- _Rows from a dataset of charts and code_:
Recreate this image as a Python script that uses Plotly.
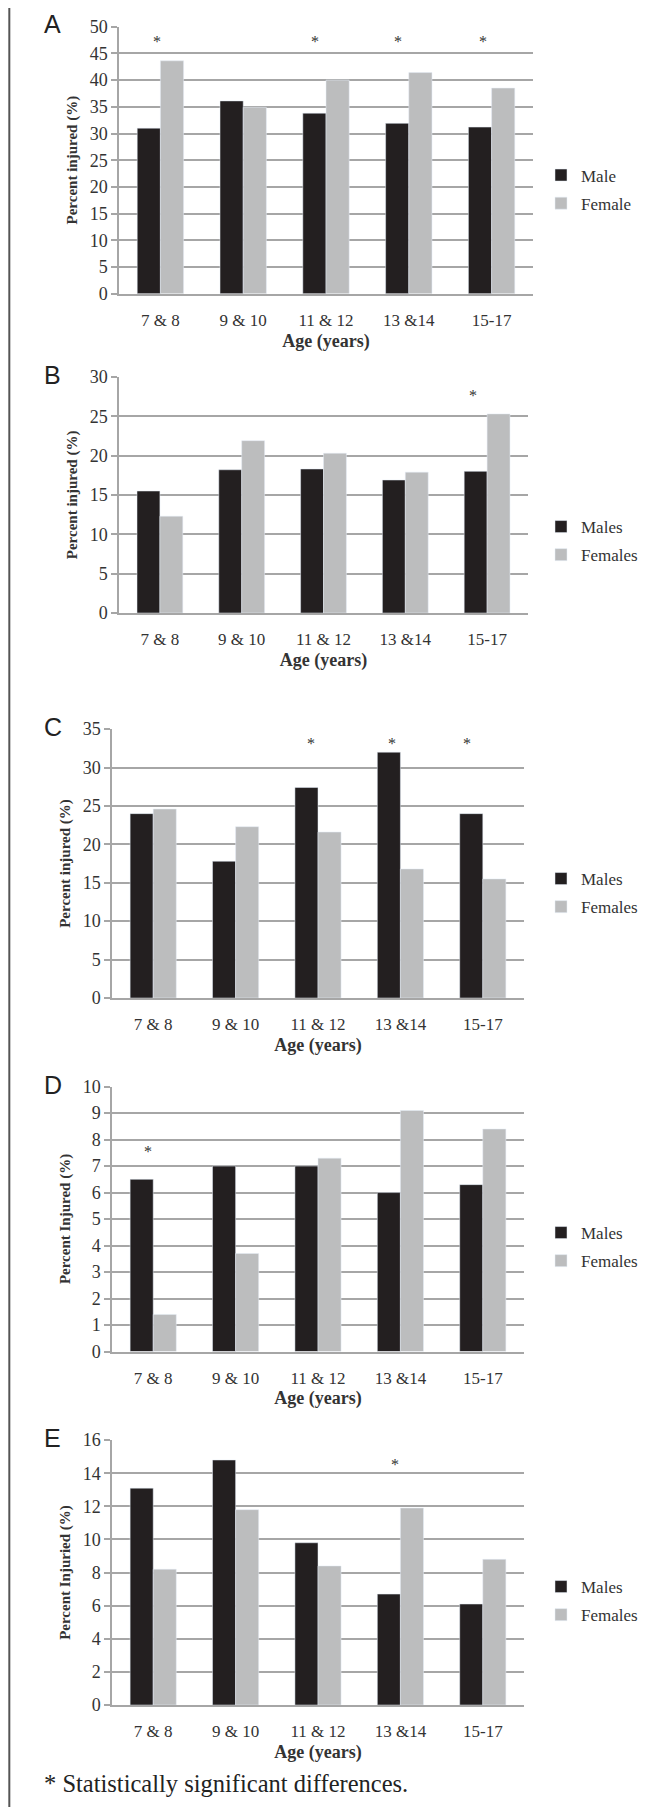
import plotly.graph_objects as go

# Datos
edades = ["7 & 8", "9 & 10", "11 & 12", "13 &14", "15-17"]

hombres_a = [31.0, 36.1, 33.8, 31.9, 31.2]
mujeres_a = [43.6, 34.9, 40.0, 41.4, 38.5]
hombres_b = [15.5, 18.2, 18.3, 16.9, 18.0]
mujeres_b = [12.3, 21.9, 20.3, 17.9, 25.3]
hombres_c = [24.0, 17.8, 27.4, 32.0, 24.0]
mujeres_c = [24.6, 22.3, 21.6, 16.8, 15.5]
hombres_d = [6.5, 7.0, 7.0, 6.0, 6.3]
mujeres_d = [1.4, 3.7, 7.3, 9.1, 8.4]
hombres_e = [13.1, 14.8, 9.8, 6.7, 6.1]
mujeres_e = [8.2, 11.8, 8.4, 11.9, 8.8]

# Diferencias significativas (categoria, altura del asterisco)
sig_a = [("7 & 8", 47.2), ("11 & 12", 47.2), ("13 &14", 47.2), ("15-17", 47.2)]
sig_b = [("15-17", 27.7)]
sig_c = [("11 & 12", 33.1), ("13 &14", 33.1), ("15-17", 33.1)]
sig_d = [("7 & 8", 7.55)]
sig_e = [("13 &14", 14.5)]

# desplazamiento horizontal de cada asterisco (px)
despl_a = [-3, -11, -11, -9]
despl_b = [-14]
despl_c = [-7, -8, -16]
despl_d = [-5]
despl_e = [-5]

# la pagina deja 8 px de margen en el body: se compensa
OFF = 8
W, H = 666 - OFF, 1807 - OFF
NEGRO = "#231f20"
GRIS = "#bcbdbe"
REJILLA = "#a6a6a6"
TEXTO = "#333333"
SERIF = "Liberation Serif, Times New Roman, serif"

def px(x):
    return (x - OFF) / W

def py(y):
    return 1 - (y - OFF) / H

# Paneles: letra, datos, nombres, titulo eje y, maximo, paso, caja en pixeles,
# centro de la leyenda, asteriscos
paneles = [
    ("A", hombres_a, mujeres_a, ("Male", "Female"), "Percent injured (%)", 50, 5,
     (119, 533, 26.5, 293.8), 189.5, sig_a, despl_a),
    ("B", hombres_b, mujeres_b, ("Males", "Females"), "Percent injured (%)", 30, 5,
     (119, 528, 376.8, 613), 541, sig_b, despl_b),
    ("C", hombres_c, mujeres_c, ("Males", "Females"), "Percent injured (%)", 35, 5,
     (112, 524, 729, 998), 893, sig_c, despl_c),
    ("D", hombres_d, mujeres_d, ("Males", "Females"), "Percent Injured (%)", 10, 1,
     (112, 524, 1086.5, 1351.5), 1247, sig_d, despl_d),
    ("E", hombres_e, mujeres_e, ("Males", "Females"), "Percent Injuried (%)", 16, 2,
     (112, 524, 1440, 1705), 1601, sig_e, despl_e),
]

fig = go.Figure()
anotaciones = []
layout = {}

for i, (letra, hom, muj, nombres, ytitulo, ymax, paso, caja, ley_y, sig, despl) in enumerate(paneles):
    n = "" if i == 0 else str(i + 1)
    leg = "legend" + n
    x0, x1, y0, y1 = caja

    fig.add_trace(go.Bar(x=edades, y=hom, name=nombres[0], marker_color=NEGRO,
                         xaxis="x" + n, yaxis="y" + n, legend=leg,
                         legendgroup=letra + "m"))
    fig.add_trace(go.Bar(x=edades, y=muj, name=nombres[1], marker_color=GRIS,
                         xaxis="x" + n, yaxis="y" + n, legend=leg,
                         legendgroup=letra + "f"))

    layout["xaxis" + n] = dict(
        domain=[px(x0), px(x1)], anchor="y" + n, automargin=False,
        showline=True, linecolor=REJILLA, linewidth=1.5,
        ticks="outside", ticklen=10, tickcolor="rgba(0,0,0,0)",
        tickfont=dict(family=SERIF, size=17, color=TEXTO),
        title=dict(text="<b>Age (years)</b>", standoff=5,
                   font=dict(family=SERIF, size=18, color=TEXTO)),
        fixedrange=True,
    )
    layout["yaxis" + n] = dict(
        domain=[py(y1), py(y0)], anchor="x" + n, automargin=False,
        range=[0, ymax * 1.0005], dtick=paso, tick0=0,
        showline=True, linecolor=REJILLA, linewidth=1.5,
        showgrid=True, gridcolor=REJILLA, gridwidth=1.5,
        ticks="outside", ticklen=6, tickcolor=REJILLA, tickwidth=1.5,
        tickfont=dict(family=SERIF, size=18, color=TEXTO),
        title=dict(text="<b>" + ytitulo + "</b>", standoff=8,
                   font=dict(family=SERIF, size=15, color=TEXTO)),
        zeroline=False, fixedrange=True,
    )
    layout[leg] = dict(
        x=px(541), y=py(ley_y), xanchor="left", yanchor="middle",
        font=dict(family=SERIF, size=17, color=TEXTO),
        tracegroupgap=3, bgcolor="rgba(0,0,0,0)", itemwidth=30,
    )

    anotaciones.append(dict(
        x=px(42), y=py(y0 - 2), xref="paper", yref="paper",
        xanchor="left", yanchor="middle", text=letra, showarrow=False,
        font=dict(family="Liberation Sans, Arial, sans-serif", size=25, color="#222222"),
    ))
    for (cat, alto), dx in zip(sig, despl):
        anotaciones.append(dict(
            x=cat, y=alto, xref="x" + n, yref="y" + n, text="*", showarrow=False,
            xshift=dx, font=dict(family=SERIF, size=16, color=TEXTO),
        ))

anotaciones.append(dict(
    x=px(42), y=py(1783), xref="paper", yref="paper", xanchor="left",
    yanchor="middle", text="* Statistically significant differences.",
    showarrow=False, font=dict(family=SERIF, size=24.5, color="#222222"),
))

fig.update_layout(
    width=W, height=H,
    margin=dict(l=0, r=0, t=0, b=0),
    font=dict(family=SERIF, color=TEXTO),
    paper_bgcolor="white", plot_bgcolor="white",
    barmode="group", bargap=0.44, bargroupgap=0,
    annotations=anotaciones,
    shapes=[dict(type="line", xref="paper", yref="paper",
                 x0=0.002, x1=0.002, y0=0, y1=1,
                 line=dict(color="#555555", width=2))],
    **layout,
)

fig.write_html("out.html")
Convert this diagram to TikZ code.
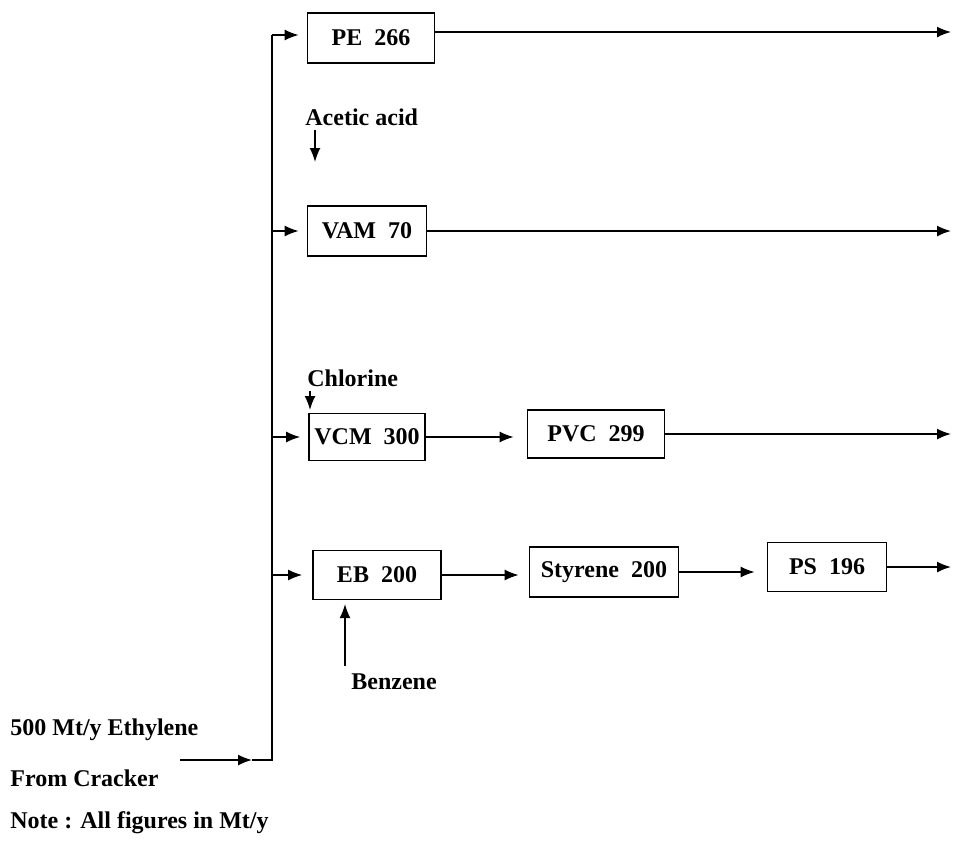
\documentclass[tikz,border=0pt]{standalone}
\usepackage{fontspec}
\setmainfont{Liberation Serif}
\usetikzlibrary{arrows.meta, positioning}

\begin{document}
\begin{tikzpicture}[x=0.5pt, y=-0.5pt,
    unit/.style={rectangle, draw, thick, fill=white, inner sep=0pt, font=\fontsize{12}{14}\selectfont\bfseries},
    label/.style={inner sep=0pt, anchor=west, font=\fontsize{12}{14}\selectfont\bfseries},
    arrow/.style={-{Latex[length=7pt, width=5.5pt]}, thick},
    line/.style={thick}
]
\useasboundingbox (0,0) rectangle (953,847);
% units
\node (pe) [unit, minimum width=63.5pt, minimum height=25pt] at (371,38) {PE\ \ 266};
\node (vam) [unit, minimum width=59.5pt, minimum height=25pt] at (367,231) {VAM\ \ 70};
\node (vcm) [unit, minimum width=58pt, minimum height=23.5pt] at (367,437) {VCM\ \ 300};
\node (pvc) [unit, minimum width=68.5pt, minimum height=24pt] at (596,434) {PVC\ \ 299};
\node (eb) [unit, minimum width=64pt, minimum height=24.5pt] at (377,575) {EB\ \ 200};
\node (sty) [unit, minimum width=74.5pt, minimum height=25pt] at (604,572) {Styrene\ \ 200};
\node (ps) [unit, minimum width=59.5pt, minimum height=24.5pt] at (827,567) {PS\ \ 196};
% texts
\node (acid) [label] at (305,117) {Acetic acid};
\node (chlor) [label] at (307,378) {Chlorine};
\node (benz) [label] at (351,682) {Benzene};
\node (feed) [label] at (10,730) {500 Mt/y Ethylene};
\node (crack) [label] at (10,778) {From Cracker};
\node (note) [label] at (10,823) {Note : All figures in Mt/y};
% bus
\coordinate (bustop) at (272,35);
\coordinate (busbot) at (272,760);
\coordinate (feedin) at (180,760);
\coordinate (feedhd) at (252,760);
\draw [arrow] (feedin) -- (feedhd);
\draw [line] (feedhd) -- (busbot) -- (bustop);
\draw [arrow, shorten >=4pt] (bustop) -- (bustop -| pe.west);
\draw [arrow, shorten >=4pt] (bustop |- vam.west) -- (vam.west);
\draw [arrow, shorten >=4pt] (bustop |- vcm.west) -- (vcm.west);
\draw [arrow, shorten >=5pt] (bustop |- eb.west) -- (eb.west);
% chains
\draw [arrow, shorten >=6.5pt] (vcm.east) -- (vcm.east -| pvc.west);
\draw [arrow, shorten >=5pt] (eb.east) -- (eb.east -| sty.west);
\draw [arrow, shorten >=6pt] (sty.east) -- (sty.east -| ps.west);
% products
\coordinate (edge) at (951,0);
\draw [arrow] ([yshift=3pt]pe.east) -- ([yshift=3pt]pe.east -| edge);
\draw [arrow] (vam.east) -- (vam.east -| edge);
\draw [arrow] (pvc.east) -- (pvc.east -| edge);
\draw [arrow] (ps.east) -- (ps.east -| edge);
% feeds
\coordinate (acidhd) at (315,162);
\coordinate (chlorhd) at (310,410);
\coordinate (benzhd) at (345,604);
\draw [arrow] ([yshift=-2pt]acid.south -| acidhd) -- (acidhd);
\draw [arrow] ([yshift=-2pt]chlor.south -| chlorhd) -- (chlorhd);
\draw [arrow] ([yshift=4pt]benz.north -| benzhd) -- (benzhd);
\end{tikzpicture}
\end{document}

- _Stated task_: Take the lines from the start of the material to the line with "mujeres_e = [8.2, 11.8, 8.4, 11.9, 8.8]", both included, and transcribe them exactly without the pictures.

- _Written response_:
Recreate this image as a Python script that uses Plotly.
import plotly.graph_objects as go

# Datos
edades = ["7 & 8", "9 & 10", "11 & 12", "13 &14", "15-17"]

hombres_a = [31.0, 36.1, 33.8, 31.9, 31.2]
mujeres_a = [43.6, 34.9, 40.0, 41.4, 38.5]
hombres_b = [15.5, 18.2, 18.3, 16.9, 18.0]
mujeres_b = [12.3, 21.9, 20.3, 17.9, 25.3]
hombres_c = [24.0, 17.8, 27.4, 32.0, 24.0]
mujeres_c = [24.6, 22.3, 21.6, 16.8, 15.5]
hombres_d = [6.5, 7.0, 7.0, 6.0, 6.3]
mujeres_d = [1.4, 3.7, 7.3, 9.1, 8.4]
hombres_e = [13.1, 14.8, 9.8, 6.7, 6.1]
mujeres_e = [8.2, 11.8, 8.4, 11.9, 8.8]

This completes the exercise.